One of the universal experiences common to human beings of all races, creeds and colors is having the occasional bad day. There is no formula for what constitutes a bad day; the circumstances and aggravations that pile up are unique to each of us. The individual slights and jolts that make a bad day for you might not even register as anything for someone else. We’ve all had the experience of listening to the whining of the entitled and thought how wonderful it would be to have such problems. There’s even a forum on Reddit called FirstWorldProblems that mocks the petty indignities of the modern world.

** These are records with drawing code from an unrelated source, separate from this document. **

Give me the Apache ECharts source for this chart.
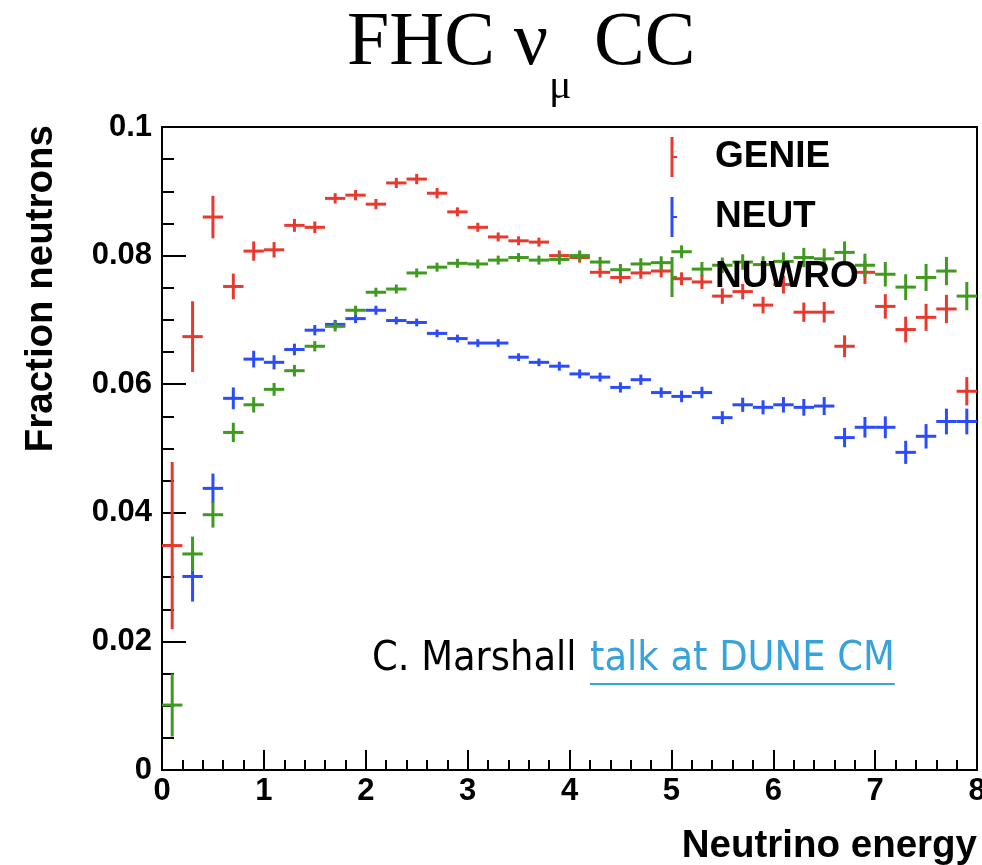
<!DOCTYPE html>
<html>
<head>
<meta charset="utf-8">
<script src="https://cdn.jsdelivr.net/npm/echarts@6/dist/echarts.min.js"></script>
<style>
  html, body { margin: 0; padding: 0; background: #fff; }
  #chart { width: 982px; height: 865px; }
</style>
</head>
<body>
<div id="chart"></div>
<script>
    // bin centres (GeV), bins are 0.2 wide
    var energy = [0.1, 0.3, 0.5, 0.7, 0.9, 1.1, 1.3, 1.5, 1.7, 1.9,
                  2.1, 2.3, 2.5, 2.7, 2.9, 3.1, 3.3, 3.5, 3.7, 3.9,
                  4.1, 4.3, 4.5, 4.7, 4.9, 5.1, 5.3, 5.5, 5.7, 5.9,
                  6.1, 6.3, 6.5, 6.7, 6.9, 7.1, 7.3, 7.5, 7.7, 7.9];
    var binHalf = 0.1;

    var genie = [0.0349, 0.0674, 0.0860, 0.0752, 0.0807, 0.0809, 0.0847, 0.0844, 0.0889, 0.0894,
                 0.0880, 0.0913, 0.0919, 0.0897, 0.0868, 0.0844, 0.0829, 0.0823, 0.0821, 0.0800,
                 0.0797, 0.0774, 0.0766, 0.0773, 0.0776, 0.0764, 0.0759, 0.0737, 0.0744, 0.0723,
                 0.0755, 0.0712, 0.0712, 0.0659, 0.0774, 0.0721, 0.0685, 0.0704, 0.0717, 0.0589];
    var genieErr = [0.0130, 0.0055, 0.0033, 0.0020, 0.0015, 0.0012, 0.0010, 0.0009, 0.0008, 0.0008,
                    0.0008, 0.0008, 0.0008, 0.0008, 0.0007, 0.0007, 0.0007, 0.0007, 0.0007, 0.0008,
                    0.0008, 0.0008, 0.0009, 0.0009, 0.0010, 0.0010, 0.0011, 0.0012, 0.0012, 0.0013,
                    0.0014, 0.0015, 0.0016, 0.0017, 0.0018, 0.0019, 0.0020, 0.0021, 0.0022, 0.0022];

    var neut = [null, 0.0301, 0.0438, 0.0578, 0.0639, 0.0634, 0.0654, 0.0684, 0.0693, 0.0702,
                0.0715, 0.0699, 0.0696, 0.0679, 0.0671, 0.0664, 0.0664, 0.0642, 0.0634, 0.0628,
                0.0616, 0.0611, 0.0595, 0.0607, 0.0587, 0.0581, 0.0587, 0.0548, 0.0568, 0.0564,
                0.0568, 0.0564, 0.0566, 0.0517, 0.0533, 0.0533, 0.0494, 0.0519, 0.0542, 0.0542];
    var neutErr = [0, 0.0039, 0.0023, 0.0017, 0.0013, 0.0011, 0.0009, 0.0008, 0.0007, 0.0007,
                   0.0007, 0.0006, 0.0006, 0.0006, 0.0006, 0.0006, 0.0006, 0.0006, 0.0006, 0.0007,
                   0.0007, 0.0007, 0.0008, 0.0008, 0.0008, 0.0009, 0.0009, 0.0010, 0.0011, 0.0011,
                   0.0012, 0.0013, 0.0014, 0.0015, 0.0016, 0.0017, 0.0018, 0.0019, 0.0020, 0.0020];

    var nuwro = [0.0101, 0.0336, 0.0397, 0.0525, 0.0568, 0.0592, 0.0621, 0.0659, 0.0690, 0.0715,
                 0.0743, 0.0748, 0.0773, 0.0782, 0.0788, 0.0787, 0.0793, 0.0797, 0.0793, 0.0794,
                 0.0800, 0.0790, 0.0778, 0.0787, 0.0789, 0.0806, 0.0779, 0.0785, 0.0790, 0.0786,
                 0.0791, 0.0797, 0.0795, 0.0805, 0.0785, 0.0771, 0.0751, 0.0766, 0.0776, 0.0737];
    var nuwroErr = [0.0049, 0.0027, 0.0020, 0.0015, 0.0012, 0.0010, 0.0009, 0.0008, 0.0008, 0.0007,
                    0.0007, 0.0007, 0.0007, 0.0007, 0.0007, 0.0007, 0.0007, 0.0007, 0.0007, 0.0008,
                    0.0008, 0.0008, 0.0009, 0.0009, 0.0010, 0.0010, 0.0011, 0.0012, 0.0012, 0.0013,
                    0.0014, 0.0015, 0.0016, 0.0017, 0.0018, 0.0019, 0.0020, 0.0021, 0.0022, 0.0022];

    var yTicks = [0, 0.02, 0.04, 0.06, 0.08, 0.1];
    var xTicks = [0, 1, 2, 3, 4, 5, 6, 7, 8];

    var names = ['GENIE', 'NEUT', 'NUWRO'];
    var colors = ['#e8392e', '#2c4cfb', '#3f9a1f'];

    var boldFont = '"Liberation Sans", Arial, Helvetica, sans-serif';

    function rows(vals, errs) {
        var out = [];
        for (var i = 0; i < energy.length; i++) {
            if (vals[i] == null) continue;
            out.push([energy[i], vals[i], errs[i]]);
        }
        return out;
    }

    // ROOT-style "+" : horizontal bin width bar and vertical error bar
    function errBar(color) {
        return function (params, api) {
            var x = api.value(0), y = api.value(1), e = api.value(2);
            var left = api.coord([x - binHalf, y]);
            var right = api.coord([x + binHalf, y]);
            var top = api.coord([x, y + e]);
            var bot = api.coord([x, y - e]);
            var st = {stroke: color, lineWidth: 3};
            return {
                type: 'group',
                children: [
                    {type: 'line', shape: {x1: left[0], y1: left[1], x2: right[0], y2: right[1]}, style: st},
                    {type: 'line', shape: {x1: top[0], y1: top[1], x2: bot[0], y2: bot[1]}, style: st}
                ]
            };
        };
    }

    var chart = echarts.init(document.getElementById('chart'));

    var gLeft = 162, gTop = 127, gRight = 977, gBottom = 770;

    var legendItems = [];
    var legendY = [157, 217, 277];
    for (var k = 0; k < names.length; k++) {
        legendItems.push({
            type: 'line', z: 100,
            shape: {x1: 672, y1: legendY[k] - 20, x2: 672, y2: legendY[k] + 20},
            style: {stroke: colors[k], lineWidth: 3}
        });
        legendItems.push({
            type: 'line', z: 100,
            shape: {x1: 672, y1: legendY[k], x2: 677, y2: legendY[k]},
            style: {stroke: colors[k], lineWidth: 2}
        });
        legendItems.push({
            type: 'text', z: 100, x: 715, y: legendY[k],
            style: {text: names[k], font: 'bold 37px ' + boldFont, fill: '#000', align: 'left', verticalAlign: 'middle'}
        });
    }

    // width of annotation link text, for the underline
    var ctx = document.createElement('canvas').getContext('2d');
    var noteFont = '41px "Liberation Sans Narrow", "DejaVu Sans Condensed", sans-serif';
    ctx.font = noteFont;
    var linkW = ctx.measureText('talk at DUNE CM').width;

    var option = {
        animation: false,
        grid: {
            left: gLeft, top: gTop, width: gRight - gLeft, height: gBottom - gTop,
            outerBoundsMode: 'none', containLabel: false,
            show: true, borderColor: '#000', borderWidth: 2, backgroundColor: '#fff'
        },
        xAxis: {
            type: 'value', min: 0, max: 8, interval: 1,
            axisLine: {onZero: false, lineStyle: {color: '#000', width: 2}},
            axisTick: {inside: true, length: 20, lineStyle: {color: '#000', width: 2}},
            minorTick: {show: true, splitNumber: 5, length: 10, lineStyle: {color: '#000', width: 2}},
            splitLine: {show: false},
            axisLabel: {color: '#000', fontSize: 31, fontWeight: 'bold', fontFamily: boldFont, margin: 6,
                formatter: function (v) { return xTicks.indexOf(v) >= 0 ? String(v) : ''; }}
        },
        yAxis: {
            type: 'value', min: 0, max: 0.1, interval: 0.02,
            axisLine: {onZero: false, lineStyle: {color: '#000', width: 2}},
            axisTick: {inside: true, length: 24, lineStyle: {color: '#000', width: 2}},
            minorTick: {show: true, splitNumber: 4, length: 12, lineStyle: {color: '#000', width: 2}},
            splitLine: {show: false},
            axisLabel: {color: '#000', fontSize: 31, fontWeight: 'bold', fontFamily: boldFont, margin: 10,
                formatter: function (v) {
                    var t = yTicks.find(function (a) { return Math.abs(a - v) < 1e-9; });
                    return t === undefined ? '' : String(t);
                }}
        },
        series: [
            {name: 'NEUT', type: 'custom', renderItem: errBar(colors[1]), data: rows(neut, neutErr), z: 2},
            {name: 'GENIE', type: 'custom', renderItem: errBar(colors[0]), data: rows(genie, genieErr), z: 3},
            {name: 'NUWRO', type: 'custom', renderItem: errBar(colors[2]), data: rows(nuwro, nuwroErr), z: 4}
        ],
        graphic: [
            // title FHC nu_mu CC
            {type: 'text', left: 347, top: 6, style: {text: 'FHC ν', font: '76px "Liberation Serif", "Times New Roman", serif', fill: '#000'}},
            {type: 'text', left: 549, top: 66, style: {text: 'μ', font: '42px "Liberation Serif", "Times New Roman", serif', fill: '#000'}},
            {type: 'text', left: 594, top: 6, style: {text: 'CC', font: '76px "Liberation Serif", "Times New Roman", serif', fill: '#000'}},
            // axis titles
            {type: 'text', x: 41, y: 125, rotation: Math.PI / 2,
                style: {text: 'Fraction neutrons', font: 'bold 38.5px ' + boldFont, fill: '#000', align: 'right', verticalAlign: 'middle'}},
            {type: 'text', x: 977, y: 846,
                style: {text: 'Neutrino energy', font: 'bold 38.5px ' + boldFont, fill: '#000', align: 'right', verticalAlign: 'middle'}},
            // annotation
            {type: 'text', x: 372, y: 659, z: 100,
                style: {text: 'C. Marshall', font: noteFont, fill: '#000', align: 'left', verticalAlign: 'middle'}},
            {type: 'text', x: 590, y: 659, z: 100,
                style: {text: 'talk at DUNE CM', font: noteFont, fill: '#37a3dc', align: 'left', verticalAlign: 'middle'}},
            {type: 'line', z: 100, shape: {x1: 590, y1: 684, x2: 590 + linkW, y2: 684},
                style: {stroke: '#37a3dc', lineWidth: 2}}
        ].concat(legendItems)
    };

    chart.setOption(option);
</script>
</body>
</html>
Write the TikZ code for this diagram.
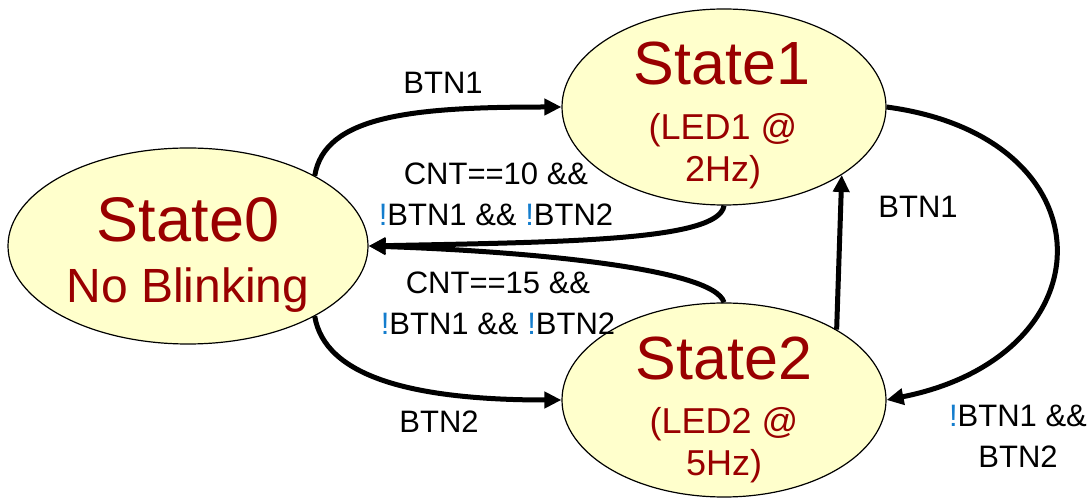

Airline crash investigators will tell us that it’s rarely a single, catastrophic event that leads to a crash. More often the cause is traced to a collection of decisions that set off a cascading series of failures that eventually lead to a crash. Just like an air crash, most bad days are rarely tied to a single event. More often it’s a series of events that all build upon one another and pile up to crush your day. Traffic makes you late for work, being late prompts your boss to yell at you, one of your coworkers adds to the problem and you spill coffee on yourself. Individually, none of those would rob you of the enjoyment you should feel every day. Collectively their weight becomes greater than the sum of the parts.
Start Strong
The first key to salvaging a bad day is seeing one starting to take shape. The first few isolated events that can start you on a path to a bad day are usually entirely within your control. Getting up late, opting for coffee instead of breakfast and rushing out the door become a base for further aggravation to build upon. If you’re stressed walking out the door, you’ve already created the foundation for a bad day. Giving yourself a few minutes of extra time and developing a morning ritual can at least avoid that out the door stress. Why wound yourself before you’re even in the fight?
Head It Off At The Pass
Srikumar Rao Ph.D, a business success psychologist, points out that humans instinctively label individual events as “good” and “bad” many times during the day. It turns out that we tend to use the “bad” label three times more than the “good” label even in completely random circumstances. He recommends something he calls the “engineering” mindset. That perspective, which is common among successful people, simply does not label anything “bad” instead, those who consistently triumph, simply look at life and individual events as obstacles that have an engineering solution. Stuck in traffic? Instead of sitting there in a stew of stress, call ahead to your boss, reschedule your meetings, and maybe dictate a letter or catch up on your email. The engineering mindset keeps small, random events from becoming personal.
Hit The Reset Button
Resetting your perspective doesn’t change your day, it changes how you react to it. Once you label something “bad” your only options are to do something to make it less bad or pretend you’re taking lemons and making lemonade which is codependent thinking. The first step in getting out of the dysfunctional cycle of endless bad days is to stop labeling events “good” and “bad” which is not easy or fast, but it can be done. If you don’t walk into the sand trap of seeing things as “bad” then you won’t need the crutch of positive thinking to get you out of that self-imposed hole.
We’ve been conditioned to see events in terms of “good” and “bad” and, for most people, that’s a handicap. Replace those labels with an engineering mindset that treats minor inconveniences and setbacks as engineering problems that can be mitigated. At first you’ll find it’s very hard to do but, the longer you practice it, the more you’ll become solution oriented and that will serve you well in any endeavor you choose to pursue.